What is being asked: Reproduce the listing below exactly, beginning with its first line and ending with the line that holds "99.7, 100, 100];"; pictures are not part of the copy.
-- BEGIN --
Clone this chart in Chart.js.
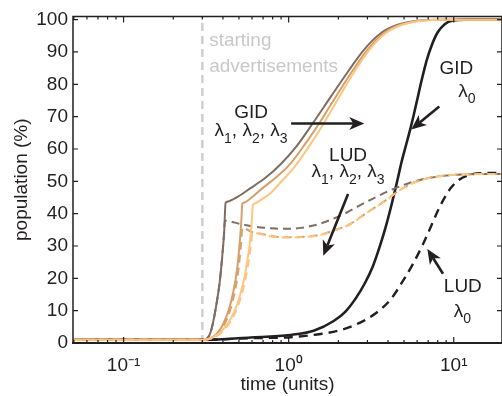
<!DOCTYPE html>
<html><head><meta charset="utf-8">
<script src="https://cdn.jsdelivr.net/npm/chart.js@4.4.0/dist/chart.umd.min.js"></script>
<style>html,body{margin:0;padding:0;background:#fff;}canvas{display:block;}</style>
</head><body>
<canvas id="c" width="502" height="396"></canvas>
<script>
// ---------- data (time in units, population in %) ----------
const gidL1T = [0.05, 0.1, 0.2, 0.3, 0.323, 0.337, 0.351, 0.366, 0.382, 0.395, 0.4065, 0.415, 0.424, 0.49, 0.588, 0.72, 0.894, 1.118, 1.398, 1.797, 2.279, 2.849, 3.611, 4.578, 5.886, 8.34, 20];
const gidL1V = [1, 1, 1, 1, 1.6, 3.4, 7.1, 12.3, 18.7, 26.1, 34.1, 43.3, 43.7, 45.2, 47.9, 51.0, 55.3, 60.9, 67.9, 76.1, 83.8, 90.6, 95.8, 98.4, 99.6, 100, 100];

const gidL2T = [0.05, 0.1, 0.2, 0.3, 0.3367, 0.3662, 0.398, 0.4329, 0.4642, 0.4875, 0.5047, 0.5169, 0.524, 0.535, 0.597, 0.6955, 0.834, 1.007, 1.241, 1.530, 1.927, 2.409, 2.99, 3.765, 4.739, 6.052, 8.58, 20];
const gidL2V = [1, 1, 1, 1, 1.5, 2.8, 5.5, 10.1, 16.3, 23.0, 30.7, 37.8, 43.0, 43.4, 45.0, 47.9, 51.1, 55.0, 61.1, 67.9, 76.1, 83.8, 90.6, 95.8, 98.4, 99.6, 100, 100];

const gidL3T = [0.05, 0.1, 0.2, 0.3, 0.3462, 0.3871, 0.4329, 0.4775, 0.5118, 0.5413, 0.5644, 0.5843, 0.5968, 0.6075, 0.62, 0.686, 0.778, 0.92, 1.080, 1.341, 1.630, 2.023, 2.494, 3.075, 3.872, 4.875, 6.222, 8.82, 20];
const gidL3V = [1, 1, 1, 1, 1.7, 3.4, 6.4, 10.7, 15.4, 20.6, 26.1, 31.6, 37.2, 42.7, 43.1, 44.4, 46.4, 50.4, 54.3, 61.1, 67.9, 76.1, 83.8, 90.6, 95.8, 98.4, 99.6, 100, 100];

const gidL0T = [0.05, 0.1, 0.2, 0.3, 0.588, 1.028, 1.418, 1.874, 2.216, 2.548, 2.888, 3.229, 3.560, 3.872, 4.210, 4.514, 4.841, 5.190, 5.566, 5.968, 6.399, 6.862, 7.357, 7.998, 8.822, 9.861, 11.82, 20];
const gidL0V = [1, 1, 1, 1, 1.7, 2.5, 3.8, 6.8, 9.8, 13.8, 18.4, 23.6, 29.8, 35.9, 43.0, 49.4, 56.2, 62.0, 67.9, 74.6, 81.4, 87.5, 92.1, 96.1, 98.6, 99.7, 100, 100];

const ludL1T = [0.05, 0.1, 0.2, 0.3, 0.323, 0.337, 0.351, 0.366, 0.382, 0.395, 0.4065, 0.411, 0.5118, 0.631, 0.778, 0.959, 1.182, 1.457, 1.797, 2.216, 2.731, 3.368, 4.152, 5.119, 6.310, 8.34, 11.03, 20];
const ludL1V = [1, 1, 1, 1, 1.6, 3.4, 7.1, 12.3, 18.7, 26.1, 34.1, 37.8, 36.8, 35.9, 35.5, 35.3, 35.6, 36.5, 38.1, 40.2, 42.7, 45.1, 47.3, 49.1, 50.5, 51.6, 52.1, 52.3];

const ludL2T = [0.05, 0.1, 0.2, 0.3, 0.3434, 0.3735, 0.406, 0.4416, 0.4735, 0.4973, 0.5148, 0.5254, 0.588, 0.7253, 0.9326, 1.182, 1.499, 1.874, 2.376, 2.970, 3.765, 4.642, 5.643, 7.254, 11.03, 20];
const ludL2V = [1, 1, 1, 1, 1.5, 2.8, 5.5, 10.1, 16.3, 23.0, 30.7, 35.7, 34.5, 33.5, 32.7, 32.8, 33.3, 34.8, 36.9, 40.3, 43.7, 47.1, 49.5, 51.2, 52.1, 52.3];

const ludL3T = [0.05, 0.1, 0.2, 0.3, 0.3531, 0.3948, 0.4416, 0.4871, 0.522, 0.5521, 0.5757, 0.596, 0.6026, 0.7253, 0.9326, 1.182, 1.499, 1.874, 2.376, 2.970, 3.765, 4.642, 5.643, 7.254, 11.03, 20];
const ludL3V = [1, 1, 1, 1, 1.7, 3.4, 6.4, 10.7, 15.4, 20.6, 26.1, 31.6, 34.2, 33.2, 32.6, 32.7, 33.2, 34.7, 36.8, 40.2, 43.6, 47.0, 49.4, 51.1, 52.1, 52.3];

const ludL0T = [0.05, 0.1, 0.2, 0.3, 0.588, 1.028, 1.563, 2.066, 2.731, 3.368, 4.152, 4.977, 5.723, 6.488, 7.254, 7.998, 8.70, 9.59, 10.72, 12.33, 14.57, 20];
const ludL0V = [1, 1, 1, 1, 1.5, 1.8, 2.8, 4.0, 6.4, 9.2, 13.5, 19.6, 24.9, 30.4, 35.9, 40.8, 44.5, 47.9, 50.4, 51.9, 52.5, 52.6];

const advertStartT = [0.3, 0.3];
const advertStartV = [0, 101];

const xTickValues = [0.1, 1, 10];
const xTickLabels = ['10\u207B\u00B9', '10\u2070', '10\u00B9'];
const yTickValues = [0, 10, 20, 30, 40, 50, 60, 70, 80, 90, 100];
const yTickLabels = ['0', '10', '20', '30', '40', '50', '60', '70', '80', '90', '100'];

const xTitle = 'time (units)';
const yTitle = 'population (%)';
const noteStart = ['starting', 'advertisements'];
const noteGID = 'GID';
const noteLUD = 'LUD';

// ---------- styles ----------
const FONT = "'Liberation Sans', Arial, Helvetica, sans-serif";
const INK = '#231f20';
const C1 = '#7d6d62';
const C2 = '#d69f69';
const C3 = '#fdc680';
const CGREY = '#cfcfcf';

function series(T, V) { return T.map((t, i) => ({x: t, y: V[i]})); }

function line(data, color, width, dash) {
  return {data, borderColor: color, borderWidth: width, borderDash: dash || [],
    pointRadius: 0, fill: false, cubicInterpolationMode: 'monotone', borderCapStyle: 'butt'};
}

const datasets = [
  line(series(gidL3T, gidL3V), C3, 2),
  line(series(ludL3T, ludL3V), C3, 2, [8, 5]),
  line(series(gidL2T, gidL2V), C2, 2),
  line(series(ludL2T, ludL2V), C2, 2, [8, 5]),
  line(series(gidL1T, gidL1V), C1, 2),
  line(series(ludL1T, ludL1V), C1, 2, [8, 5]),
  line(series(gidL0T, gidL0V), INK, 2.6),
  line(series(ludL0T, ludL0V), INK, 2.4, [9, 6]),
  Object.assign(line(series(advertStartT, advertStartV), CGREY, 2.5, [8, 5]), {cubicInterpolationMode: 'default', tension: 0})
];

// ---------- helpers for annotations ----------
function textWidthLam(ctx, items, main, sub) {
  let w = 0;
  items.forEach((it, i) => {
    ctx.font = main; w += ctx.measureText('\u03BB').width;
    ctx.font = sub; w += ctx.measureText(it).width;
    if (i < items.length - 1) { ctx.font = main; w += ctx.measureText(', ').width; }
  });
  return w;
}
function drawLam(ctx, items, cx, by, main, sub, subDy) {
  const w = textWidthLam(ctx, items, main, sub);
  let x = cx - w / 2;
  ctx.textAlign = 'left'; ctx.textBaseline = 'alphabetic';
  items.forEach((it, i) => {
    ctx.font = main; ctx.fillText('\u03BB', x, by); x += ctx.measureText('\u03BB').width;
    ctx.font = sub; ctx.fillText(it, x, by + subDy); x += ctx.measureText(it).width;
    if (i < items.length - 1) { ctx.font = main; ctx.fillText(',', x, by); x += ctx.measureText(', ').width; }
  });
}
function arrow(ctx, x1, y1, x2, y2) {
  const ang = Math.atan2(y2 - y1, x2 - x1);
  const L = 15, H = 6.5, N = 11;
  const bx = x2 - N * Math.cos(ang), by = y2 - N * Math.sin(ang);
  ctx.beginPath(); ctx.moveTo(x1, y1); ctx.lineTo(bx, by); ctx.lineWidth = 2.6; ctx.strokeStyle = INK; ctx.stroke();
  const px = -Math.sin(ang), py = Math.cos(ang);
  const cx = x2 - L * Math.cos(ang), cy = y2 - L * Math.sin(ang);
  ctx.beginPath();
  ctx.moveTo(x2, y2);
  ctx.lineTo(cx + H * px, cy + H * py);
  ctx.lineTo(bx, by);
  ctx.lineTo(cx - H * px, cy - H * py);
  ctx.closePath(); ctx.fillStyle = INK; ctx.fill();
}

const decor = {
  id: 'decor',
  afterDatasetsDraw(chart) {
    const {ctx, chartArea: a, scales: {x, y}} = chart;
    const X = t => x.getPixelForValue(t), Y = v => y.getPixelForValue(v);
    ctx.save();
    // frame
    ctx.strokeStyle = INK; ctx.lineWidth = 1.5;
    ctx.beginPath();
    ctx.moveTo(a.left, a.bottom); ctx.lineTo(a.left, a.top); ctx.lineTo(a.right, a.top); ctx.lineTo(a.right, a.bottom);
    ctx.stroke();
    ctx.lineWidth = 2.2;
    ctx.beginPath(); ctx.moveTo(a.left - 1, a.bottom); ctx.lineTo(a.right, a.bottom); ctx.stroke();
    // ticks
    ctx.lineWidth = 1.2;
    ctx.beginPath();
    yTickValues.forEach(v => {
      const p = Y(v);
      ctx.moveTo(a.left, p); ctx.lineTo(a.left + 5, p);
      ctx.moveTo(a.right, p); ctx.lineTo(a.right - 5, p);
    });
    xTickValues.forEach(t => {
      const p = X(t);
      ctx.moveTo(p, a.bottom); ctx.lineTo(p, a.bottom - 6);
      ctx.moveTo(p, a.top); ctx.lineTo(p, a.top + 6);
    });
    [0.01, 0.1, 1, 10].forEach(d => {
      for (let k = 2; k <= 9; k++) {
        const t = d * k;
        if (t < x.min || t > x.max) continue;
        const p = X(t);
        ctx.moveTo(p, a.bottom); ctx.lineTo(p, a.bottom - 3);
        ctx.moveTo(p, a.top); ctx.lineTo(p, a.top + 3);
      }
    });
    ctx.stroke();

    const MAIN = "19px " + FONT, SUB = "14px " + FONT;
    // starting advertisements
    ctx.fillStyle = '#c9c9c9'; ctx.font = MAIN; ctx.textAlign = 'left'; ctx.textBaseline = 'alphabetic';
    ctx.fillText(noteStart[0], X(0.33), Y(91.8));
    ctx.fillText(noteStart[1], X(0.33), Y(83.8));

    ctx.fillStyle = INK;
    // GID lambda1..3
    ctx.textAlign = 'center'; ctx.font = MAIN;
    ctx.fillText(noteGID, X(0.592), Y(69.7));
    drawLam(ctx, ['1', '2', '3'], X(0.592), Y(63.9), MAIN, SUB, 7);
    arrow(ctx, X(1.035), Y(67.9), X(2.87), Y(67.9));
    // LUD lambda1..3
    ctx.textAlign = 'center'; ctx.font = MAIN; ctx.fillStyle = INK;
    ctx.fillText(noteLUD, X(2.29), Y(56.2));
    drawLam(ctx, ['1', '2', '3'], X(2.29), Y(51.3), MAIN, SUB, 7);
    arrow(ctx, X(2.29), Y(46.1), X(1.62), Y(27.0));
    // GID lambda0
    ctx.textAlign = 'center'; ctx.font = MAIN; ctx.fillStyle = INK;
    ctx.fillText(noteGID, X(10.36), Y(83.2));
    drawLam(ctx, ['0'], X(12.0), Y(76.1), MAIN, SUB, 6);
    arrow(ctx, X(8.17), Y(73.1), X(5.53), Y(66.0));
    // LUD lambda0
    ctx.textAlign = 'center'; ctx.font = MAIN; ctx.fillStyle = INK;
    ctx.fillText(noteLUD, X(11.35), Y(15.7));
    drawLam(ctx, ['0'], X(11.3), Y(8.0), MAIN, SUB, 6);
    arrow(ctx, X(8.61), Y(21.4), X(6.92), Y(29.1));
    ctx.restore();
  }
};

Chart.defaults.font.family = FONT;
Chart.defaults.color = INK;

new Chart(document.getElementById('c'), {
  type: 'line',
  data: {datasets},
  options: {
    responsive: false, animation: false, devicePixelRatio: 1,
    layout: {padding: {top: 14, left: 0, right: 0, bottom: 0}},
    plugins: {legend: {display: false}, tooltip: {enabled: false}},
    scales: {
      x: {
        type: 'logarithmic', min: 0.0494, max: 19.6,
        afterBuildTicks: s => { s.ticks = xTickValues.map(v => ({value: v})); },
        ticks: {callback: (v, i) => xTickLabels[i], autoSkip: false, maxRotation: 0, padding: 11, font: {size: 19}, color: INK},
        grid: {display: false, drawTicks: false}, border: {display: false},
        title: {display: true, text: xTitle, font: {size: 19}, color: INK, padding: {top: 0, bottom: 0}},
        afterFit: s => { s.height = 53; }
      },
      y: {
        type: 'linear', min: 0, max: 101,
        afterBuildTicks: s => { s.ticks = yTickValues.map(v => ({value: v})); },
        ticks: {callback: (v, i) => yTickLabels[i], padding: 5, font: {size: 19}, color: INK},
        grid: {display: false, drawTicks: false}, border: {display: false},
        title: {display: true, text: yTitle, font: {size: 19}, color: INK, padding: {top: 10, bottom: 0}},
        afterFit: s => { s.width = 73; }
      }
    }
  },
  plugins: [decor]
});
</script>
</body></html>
-- END --
In response:
Clone this chart in Chart.js.
<!DOCTYPE html>
<html><head><meta charset="utf-8">
<script src="https://cdn.jsdelivr.net/npm/chart.js@4.4.0/dist/chart.umd.min.js"></script>
<style>html,body{margin:0;padding:0;background:#fff;}canvas{display:block;}</style>
</head><body>
<canvas id="c" width="502" height="396"></canvas>
<script>
// ---------- data (time in units, population in %) ----------
const gidL1T = [0.05, 0.1, 0.2, 0.3, 0.323, 0.337, 0.351, 0.366, 0.382, 0.395, 0.4065, 0.415, 0.424, 0.49, 0.588, 0.72, 0.894, 1.118, 1.398, 1.797, 2.279, 2.849, 3.611, 4.578, 5.886, 8.34, 20];
const gidL1V = [1, 1, 1, 1, 1.6, 3.4, 7.1, 12.3, 18.7, 26.1, 34.1, 43.3, 43.7, 45.2, 47.9, 51.0, 55.3, 60.9, 67.9, 76.1, 83.8, 90.6, 95.8, 98.4, 99.6, 100, 100];

const gidL2T = [0.05, 0.1, 0.2, 0.3, 0.3367, 0.3662, 0.398, 0.4329, 0.4642, 0.4875, 0.5047, 0.5169, 0.524, 0.535, 0.597, 0.6955, 0.834, 1.007, 1.241, 1.530, 1.927, 2.409, 2.99, 3.765, 4.739, 6.052, 8.58, 20];
const gidL2V = [1, 1, 1, 1, 1.5, 2.8, 5.5, 10.1, 16.3, 23.0, 30.7, 37.8, 43.0, 43.4, 45.0, 47.9, 51.1, 55.0, 61.1, 67.9, 76.1, 83.8, 90.6, 95.8, 98.4, 99.6, 100, 100];

const gidL3T = [0.05, 0.1, 0.2, 0.3, 0.3462, 0.3871, 0.4329, 0.4775, 0.5118, 0.5413, 0.5644, 0.5843, 0.5968, 0.6075, 0.62, 0.686, 0.778, 0.92, 1.080, 1.341, 1.630, 2.023, 2.494, 3.075, 3.872, 4.875, 6.222, 8.82, 20];
const gidL3V = [1, 1, 1, 1, 1.7, 3.4, 6.4, 10.7, 15.4, 20.6, 26.1, 31.6, 37.2, 42.7, 43.1, 44.4, 46.4, 50.4, 54.3, 61.1, 67.9, 76.1, 83.8, 90.6, 95.8, 98.4, 99.6, 100, 100];

const gidL0T = [0.05, 0.1, 0.2, 0.3, 0.588, 1.028, 1.418, 1.874, 2.216, 2.548, 2.888, 3.229, 3.560, 3.872, 4.210, 4.514, 4.841, 5.190, 5.566, 5.968, 6.399, 6.862, 7.357, 7.998, 8.822, 9.861, 11.82, 20];
const gidL0V = [1, 1, 1, 1, 1.7, 2.5, 3.8, 6.8, 9.8, 13.8, 18.4, 23.6, 29.8, 35.9, 43.0, 49.4, 56.2, 62.0, 67.9, 74.6, 81.4, 87.5, 92.1, 96.1, 98.6, 99.7, 100, 100];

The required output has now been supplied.